И все же школа, без сомнения, не сыграла заметной роли в формировании Диккенса, как то отметил его бывший однокашник Гарри Дэнсон. «Поверьте, он был всем обязан себе самому, — писал Дэнсон, — и его необычайное владение родным языком — неоспоримый результат упорных многолетних занятий после окончания школы». К этому стоит добавить, что Диккенс обладал еще многими другими, хотя и менее важными, знаниями и навыками: был первоклассным стенографом, владел французским, прилично знал итальянский. Правда, Диккенс всегда считал, что образование помогает познать жизнь лишь при условии, если умеешь им пользоваться, а для этого необходимо располагать другими викторианскими добродетелями, как-то: трудолюбием, силой воли, способностью полагаться на себя самого.
Юриспруденция
Вот и все про школу. Куда более важным оказался жизненный опыт последующих десяти лет — как раз перед тем, как успех «Пиквикского клуба» позволил ему подумать о возможности целиком посвятить себя литературе. Работа на фабрике ваксы была для него адом, но из этих мучений соткалась ткань его вымышленного мира. Академия Веллингтон-Хаус, какой бы жалкой она ни была, принесла освобождение от поденщины на фабрике ваксы и приоткрыла кусочек неба: образование было главным, что могло помочь ему попасть в хорошее общество. Он поочередно побывал в ролях многих мелких служащих, обитающих на окраинах судейского мира и мира парламентского, самозабвенно отыскивая новую отдушину для своего таланта. Труд, которым он за деньги (хоть и небольшие) занимался в юности, не был мукой, он был всего лишь помехой, препятствием, отклонением от цели.

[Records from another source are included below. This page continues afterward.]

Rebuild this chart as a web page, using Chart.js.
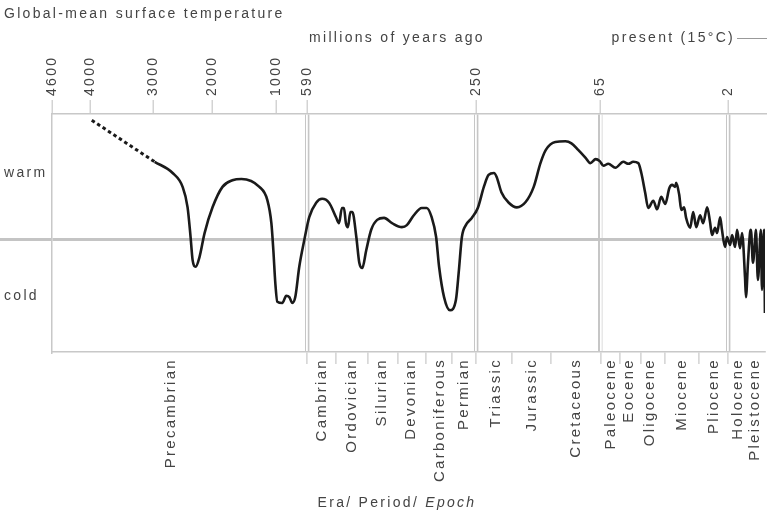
<!DOCTYPE html>
<html>
<head>
<meta charset="utf-8">
<style>
  body { margin: 0; background: #fff; }
  canvas { display: block; }
</style>
<script src="https://cdn.jsdelivr.net/npm/chart.js"></script>
</head>
<body>
<canvas id="lineSuhu" width="767" height="514"></canvas>
<script>
// age in millions of years ago, temperature relative to present (0 = 15°C)
var AGES_EARLY = [3970, 2967];
var TEMP_EARLY = [1.80, 1.17];

var AGES = [2967, 2667, 2500, 2417, 2367, 2333, 2283, 2217, 2133, 2000,
  1844, 1688, 1547, 1266, 1141, 1078, 1047, 1016, 987, 921,
  868, 828, 788, 749, 696, 630, 586, 572, 560, 546,
  532, 526, 520, 516, 512, 508, 503, 499, 491, 485,
  479, 471, 461, 449, 435, 419, 399, 389, 375, 359,
  349, 339, 330, 324, 314, 302, 290, 284, 278, 270,
  258, 247, 238, 231, 223, 219, 212, 201, 189, 176,
  164, 154, 146, 132, 117, 108, 98, 87, 80, 72,
  66, 63.5, 61.1, 57.6, 53.7, 51.2, 48.8, 46.3, 44.8, 42.9,
  41.4, 38.9, 37.0, 35.0, 33.0, 31.0, 29.6, 28.1, 27.6, 26.1,
  25.1, 23.7, 22.7, 20.7, 19.2, 17.7, 15.8, 14.3, 12.3, 10.9,
  9.9, 8.4, 7.4, 5.9, 5.0, 3.5, 2.5, 1.89, 1.78, 1.62,
  1.51, 1.35, 1.24, 1.08, 1.03, 0.92, 0.81, 0.76, 0.65, 0.54,
  0.49, 0.38, 0.22, 0.16, 0.05, 0];
var TEMP = [1.17, 1.00, 0.79, 0.48, 0.03, -0.32, -0.42, -0.27, 0.09, 0.48,
  0.79, 0.89, 0.91, 0.79, 0.59, 0.24, -0.17, -0.67, -0.95, -0.97,
  -0.86, -0.88, -0.97, -0.88, -0.42, -0.02, 0.33, 0.55, 0.61, 0.55,
  0.33, 0.24, 0.47, 0.47, 0.24, 0.18, 0.41, 0.41, 0.03, -0.36,
  -0.44, -0.17, 0.14, 0.29, 0.32, 0.24, 0.18, 0.21, 0.36, 0.47,
  0.47, 0.33, 0.03, -0.42, -0.88, -1.08, -0.92, -0.47, 0.03, 0.21,
  0.32, 0.47, 0.79, 0.97, 1.00, 0.94, 0.71, 0.55, 0.48, 0.56,
  0.79, 1.15, 1.35, 1.47, 1.48, 1.45, 1.35, 1.23, 1.15, 1.21,
  1.18, 1.11, 1.14, 1.08, 1.17, 1.14, 1.17, 1.15, 1.00, 0.70,
  0.47, 0.58, 0.45, 0.64, 0.53, 0.77, 0.82, 0.79, 0.85, 0.67,
  0.44, 0.48, 0.32, 0.17, 0.41, 0.18, 0.36, 0.24, 0.48, 0.26,
  0.06, 0.17, 0.09, 0.33, 0.14, -0.12, 0.03, -0.09, 0.06, -0.12,
  0.14, -0.14, 0.09, -0.58, -0.88, -0.36, 0.09, 0.14, -0.36, -0.02,
  0.14, -0.62, 0.14, -0.77, 0.14, -1.12];

var TICK_AGES = [4600, 4000, 3000, 2000, 1000, 590, 250, 65, 2];
var ERA_LINES = [590, 250, 65, 2];
var BOUNDARY_AGES = [590, 532, 467, 407, 351, 298, 250, 197, 139, 65, 55.6, 44.8, 33, 16.3, 2];
var PERIODS = ['Precambrian', 'Cambrian', 'Ordovician', 'Silurian', 'Devonian', 'Carboniferous', 'Permian',
  'Triassic', 'Jurassic', 'Cretaceous', 'Paleocene', 'Eocene', 'Oligocene', 'Miocene', 'Pliocene',
  'Holocene', 'Pleistocene'];
var PERIOD_AGES = [2700, 560, 501, 439, 381, 322, 274, 220, 167, 102, 60, 51.2, 40.4, 24.7, 8.9, 1.46, 0.54];

var Y_TICKS = [1, 0, -0.86];
var Y_LABELS = ['warm', '', 'cold'];

// the time axis is stretched piecewise: break ages and where they sit along the axis
var AGE_BREAKS = [4600, 4000, 3000, 2000, 1000, 590, 250, 65, 2, 0];
var POS_BREAKS = [0, 38, 101, 161, 225, 256, 425, 550, 678, 715];

function pos(age) {
  for (var i = 1; i < AGE_BREAKS.length; i++) {
    if (age >= AGE_BREAKS[i]) {
      var t = (AGE_BREAKS[i - 1] - age) / (AGE_BREAKS[i - 1] - AGE_BREAKS[i]);
      return POS_BREAKS[i - 1] + t * (POS_BREAKS[i] - POS_BREAKS[i - 1]);
    }
  }
  return POS_BREAKS[POS_BREAKS.length - 1];
}

function toPoints(ages, temps) {
  return ages.map(function (a, i) { return { x: pos(a), y: temps[i] }; });
}

// bottom axis: boundary marks (no label) + period names (no mark)
var bottomTicks = BOUNDARY_AGES.map(function (a) {
  return { value: pos(a), label: '', mark: true, era: ERA_LINES.indexOf(a) >= 0 };
}).concat(PERIOD_AGES.map(function (a, i) {
  return { value: pos(a), label: PERIODS[i], mark: false, era: false };
})).sort(function (p, q) { return p.value - q.value; });

var FONT = { family: '"Liberation Sans", Arial, sans-serif', size: 14 };
var TEXT = '#444';
var FRAME = '#c8c8c8';

var annotations = {
  id: 'annotations',
  beforeDraw: function (chart) {
    chart.ctx.letterSpacing = '2.3px';
  },
  afterDraw: function (chart) {
    var ctx = chart.ctx;
    ctx.save();
    ctx.letterSpacing = '2.3px';
    ctx.fillStyle = TEXT;
    ctx.textBaseline = 'middle';
    ctx.font = '14px "Liberation Sans", Arial, sans-serif';
    ctx.textAlign = 'center';
    ctx.fillText('millions of years ago', 397, 38);
    ctx.textAlign = 'right';
    ctx.fillText('present (15°C)', 735, 38);
    ctx.strokeStyle = '#999';
    ctx.lineWidth = 1;
    ctx.beginPath();
    ctx.moveTo(737, 38.5);
    ctx.lineTo(767, 38.5);
    ctx.stroke();

    ctx.textAlign = 'left';
    var w1 = ctx.measureText('Era/ Period/ ').width;
    ctx.font = 'italic 14px "Liberation Sans", Arial, sans-serif';
    var w2 = ctx.measureText('Epoch').width;
    var x0 = 397 - (w1 + w2) / 2;
    ctx.font = '14px "Liberation Sans", Arial, sans-serif';
    ctx.fillText('Era/ Period/ ', x0, 503);
    ctx.font = 'italic 14px "Liberation Sans", Arial, sans-serif';
    ctx.fillText('Epoch', x0 + w1, 503);
    ctx.restore();
  }
};

var getLS = document.getElementById('lineSuhu').getContext('2d');
var lineSuhu = new Chart(getLS, {
  type: 'line',
  data: {
    datasets: [{
      label: 'early estimate',
      data: toPoints(AGES_EARLY, TEMP_EARLY),
      borderColor: '#1a1a1a',
      borderWidth: 3,
      borderDash: [3.5, 3],
      pointRadius: 0,
      xAxisID: 'x',
      yAxisID: 'y'
    }, {
      label: 'Global-mean surface temperature',
      data: toPoints(AGES, TEMP),
      borderColor: '#1a1a1a',
      borderWidth: 2.6,
      cubicInterpolationMode: 'monotone',
      pointRadius: 0,
      xAxisID: 'x',
      yAxisID: 'y'
    }]
  },
  options: {
    responsive: false,
    animation: false,
    devicePixelRatio: 1,
    layout: { padding: { left: 4, right: 0, top: 0, bottom: 0 } },
    plugins: {
      legend: { display: false },
      tooltip: { enabled: false },
      title: {
        display: true,
        text: 'Global-mean surface temperature',
        align: 'start',
        color: TEXT,
        font: { family: FONT.family, size: 14, weight: 'normal' },
        padding: { top: 6, bottom: 0 }
      }
    },
    scales: {
      x2: {
        type: 'linear',
        position: 'top',
        min: 0,
        max: 715,
        afterBuildTicks: function (scale) {
          scale.ticks = TICK_AGES.map(function (a) { return { value: pos(a) }; });
        },
        afterFit: function (scale) { scale.height = 91.2; },
        ticks: {
          autoSkip: false,
          minRotation: 90,
          maxRotation: 90,
          padding: 4,
          labelOffset: 16.8,
          color: TEXT,
          font: FONT,
          callback: function (v, i) { return String(TICK_AGES[i]); }
        },
        grid: {
          z: -3,
          tickLength: 14,
          tickWidth: 1.2,
          tickColor: FRAME,
          color: function (c) { return ERA_LINES.indexOf(TICK_AGES[c.index]) >= 0 ? '#c6c6c6' : 'rgba(0,0,0,0)'; },
          lineWidth: 4.4
        },
        border: { display: true, color: FRAME, width: 1.5 }
      },
      x: {
        type: 'linear',
        position: 'bottom',
        min: 0,
        max: 715,
        afterBuildTicks: function (scale) {
          scale.ticks = bottomTicks.map(function (t) { return { value: t.value }; });
        },
        afterFit: function (scale) { scale.height = 162; },
        ticks: {
          autoSkip: false,
          minRotation: 90,
          maxRotation: 90,
          padding: -6,
          color: TEXT,
          font: { family: FONT.family, size: 15 },
          callback: function (v, i) { return bottomTicks[i].label; }
        },
        grid: {
          z: -2,
          tickLength: 12,
          tickWidth: 1.2,
          tickColor: function (c) { return bottomTicks[c.index] && bottomTicks[c.index].mark ? FRAME : 'rgba(0,0,0,0)'; },
          color: function (c) { return bottomTicks[c.index] && bottomTicks[c.index].era ? '#ffffff' : 'rgba(0,0,0,0)'; },
          lineWidth: 1.8
        },
        border: { display: true, color: FRAME, width: 1.5 }
      },
      y: {
        type: 'linear',
        position: 'left',
        min: -1.712,
        max: 1.894,
        afterBuildTicks: function (scale) {
          scale.ticks = Y_TICKS.map(function (v) { return { value: v }; });
        },
        afterFit: function (scale) { scale.width = 48; },
        ticks: {
          crossAlign: 'far',
          color: TEXT,
          font: FONT,
          callback: function (v, i) { return Y_LABELS[i]; }
        },
        grid: {
          z: -1,
          tickLength: 52,
          color: function (c) { return Y_TICKS[c.index] === 0 ? '#c4c4c4' : 'rgba(0,0,0,0)'; },
          tickColor: function (c) { return Y_TICKS[c.index] === 0 ? '#c4c4c4' : 'rgba(0,0,0,0)'; },
          lineWidth: 3,
          tickWidth: 3
        },
        border: { display: true, color: FRAME, width: 1.5 }
      }
    }
  },
  plugins: [annotations]
});
</script>
</body>
</html>
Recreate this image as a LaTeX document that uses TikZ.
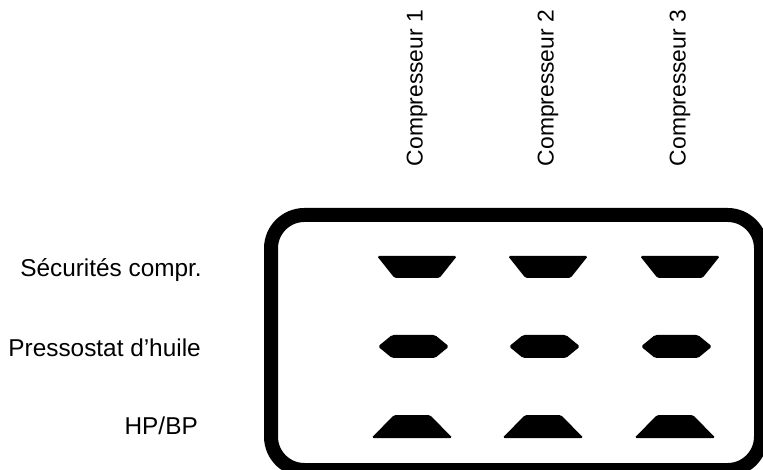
\documentclass[tikz,border=0pt]{standalone}
\usepackage{fontspec}
\setmainfont{Liberation Sans}

\tikzset{
	lbl/.style={font=\fontsize{19.5}{22}\selectfont, inner sep=0pt},
	rowlbl/.style={lbl, font=\fontsize{20.8}{23}\selectfont, anchor=base east},
	pad/.style={fill=black, rounded corners=1.5pt},
}

\begin{document}
\begin{tikzpicture}[x=0.3mm,y=-0.3mm]
	\useasboundingbox (0,0) rectangle (763,470);
	\draw[line width=4.2mm, rounded corners=10mm] (271,215) rectangle (761,470);
	\foreach \x [count=\i] in {417,548,680} {
		\node[lbl, rotate=90] (c\i) at (\x,88) {Compresseur \i};
		\fill[pad] (\x-40,256) -- (\x+40,256) -- (\x+22.5,278) -- (\x-22.5,278) -- cycle;
		\fill[pad] (\x-39,346.5) -- (\x-25,335) -- (\x+18,335) -- (\x+32,346.5)
			-- (\x+18,358) -- (\x-25,358) -- cycle;
		\fill[pad] (\x-23,415) -- (\x+13,415) -- (\x+35.5,438) -- (\x-45.5,438) -- cycle;
	}
	\node[rowlbl] (sec) at (202,277) {Sécurités compr.};
	\node[rowlbl] (pre) at (201,356) {Pressostat d’huile};
	\node[rowlbl] (hpbp) at (198,435) {HP/BP};
\end{tikzpicture}
\end{document}
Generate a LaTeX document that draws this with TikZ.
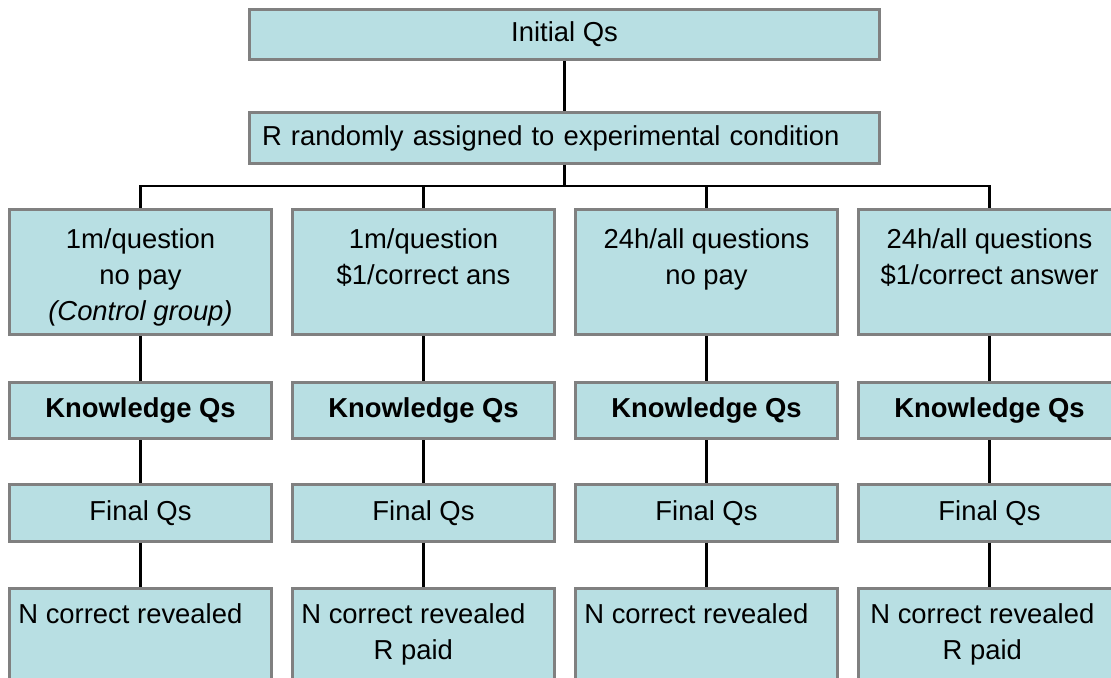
\documentclass[tikz,border=0pt]{standalone}
\usepackage{fontspec}
\setmainfont{Liberation Sans}
\usetikzlibrary{positioning}

\definecolor{boxfill}{RGB}{184,223,227}
\definecolor{boxline}{RGB}{128,128,128}

\newcommand*{\xmax}{1111}
\newcommand*{\ymax}{678}
\newcommand*{\bary}{186}

\begin{document}
\begin{tikzpicture}
[
	x=0.02cm, y=-0.02cm,
	every node/.style={font=\fontsize{15.6pt}{20.5pt}\selectfont},
	box/.style={draw=boxline,fill=boxfill,line width=1.7pt,inner sep=0pt},
	widebox/.style={box,minimum width=12.62cm,minimum height=1.01cm},
	condbox/.style={box,minimum width=5.24cm,minimum height=2.52cm},
	stagebox/.style={box,minimum width=5.24cm,minimum height=1.13cm},
	boxtext/.style={inner sep=0pt,align=center},
	link/.style={line width=1.7pt}
]

	% frame
	\useasboundingbox (0,0) rectangle (\xmax,\ymax);
	\clip (0,0) rectangle (\xmax,\ymax);

	% top
	\node[widebox] (init) at (564.5,34.5) {Initial Qs};
	\node[widebox,text width=12.1cm,inner xsep=0.26cm,align=left] (rand) at (564.5,138) {R randomly assigned to experimental condition};

	% columns
	\foreach \i/\x in {1/140.5,2/423.5,3/706.5,4/989.5} {
		\node[condbox] (c\i) at (\x,272) {};
		\node[stagebox] (k\i) at (\x,410.5) {\textbf{Knowledge Qs}};
		\node[stagebox] (f\i) at (\x,513) {Final Qs};
		\node[condbox] (n\i) at (\x,651) {};
	}

	% conditions
	\node[boxtext,below=0.42cm of c1.north] (t1) {1m/question\\no pay\\\textit{(Control group)}};
	\node[boxtext,below=0.42cm of c2.north] (t2) {1m/question\\\$1/correct ans};
	\node[boxtext,below=0.42cm of c3.north] (t3) {24h/all questions\\no pay};
	\node[boxtext,below=0.42cm of c4.north] (t4) {24h/all questions\\\$1/correct answer};

	% results
	\node[boxtext,below right=0.34cm and 0.2cm of n1.north west] (r1) {N correct revealed};
	\node[boxtext,below right=0.34cm and 0.2cm of n2.north west] (r2) {N correct revealed\\R paid};
	\node[boxtext,below right=0.34cm and 0.2cm of n3.north west] (r3) {N correct revealed};
	\node[boxtext,below right=0.34cm and 0.26cm of n4.north west] (r4) {N correct revealed\\R paid};

	% links
	\coordinate (bar) at (564.5,\bary);
	\draw[link] (init) -- (rand);
	\draw[link] (rand) -- (bar);
	\draw[link] (c1.north) |- (bar) -| (c4.north);
	\draw[link] (bar) -| (c2.north);
	\draw[link] (bar) -| (c3.north);
	\foreach \i in {1,...,4}
		\draw[link] (c\i) -- (k\i) -- (f\i) -- (n\i);

\end{tikzpicture}
\end{document}
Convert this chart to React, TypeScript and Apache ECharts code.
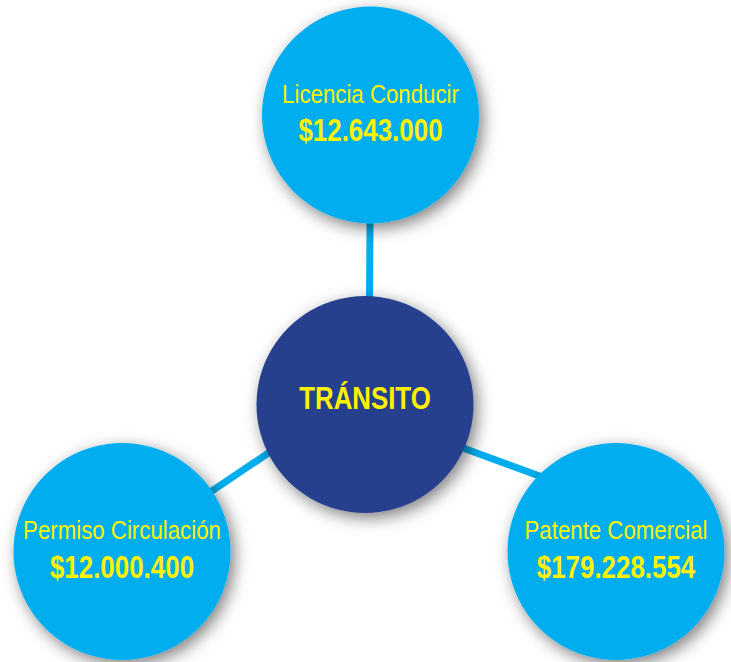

Служба Диккенса в адвокатских конторах, а также его деятельность в качестве парламентского репортера не вошли, подобно фабрике ваксы, в ту ткань, которую плела его фантазия, хотя впечатления, полученные в мире судейских, снабдили гобелен его творчества множеством необычных рисунков, гротескных и мрачных. Но куда больше, чем впечатления, вынесенные из участия в юридической и политической жизни страны, сказалось в его книгах безграничное презрение к самим британским законам и парламентской системе, которые своим многословием и заплесневелой ритуальностью породили протест в его юной, честолюбивой душе. Это чувство не покидало его всю жизнь и придало его социальным взглядам какую-то особую оригинальность и нелогичность.